Linearizable consistency is used in rare cases when a strong version of tunable consistency in a distributed, masterless Cassandra with quorum reads and writes is not enough. Such cases might be encountered when performing uninterruped sequential operations or when producing the same results when running an operation concurrently or not. For example, an application that registers new accounts needs to ensure that only one user can claim a given account. The challenge is handling a race condition analogous to two threads attempting to make an insertion into a non-concurrent Map. Checking for the existence of the account before performing the insert in thread A does not guarantee that thread X will not insert the account between the check time and A's insert. Linearizable consistency meets these challenges.
Cassandra 2.0 uses the Paxos consensus protocol, which resembles 2-phase commit, to support linearizable consistency. All operations are quorum-based and updates will incur a performance hit, effectively a degradation to one-third of normal. For in-depth information about this new consistency level, see the article, Lightweight transactions in Cassandra.
Prior early versions of Cassandra, it was possible to see partial updates in a row when one user was updating the row while another user was reading that same row. For example, if one user was writing a row with two thousand columns, another user could potentially read that same row and see some of the columns, but not all of them if the write was still in progress.
Full row-level isolation is in place, which means that writes to a row are isolated to the client performing the write and are not visible to any other user until they are complete.
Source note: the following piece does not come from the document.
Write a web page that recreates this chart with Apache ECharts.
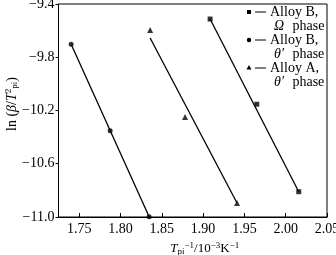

Writes in Cassandra are durable. All writes to a replica node are recorded both in memory and in a commit log on disk before they are acknowledged as a success. If a crash or server failure occurs before the memory tables are flushed to disk, the commit log is replayed on restart to recover any lost writes. In addition to the local durability (data immediately written to disk), the replication of data on other nodes strengthens durability.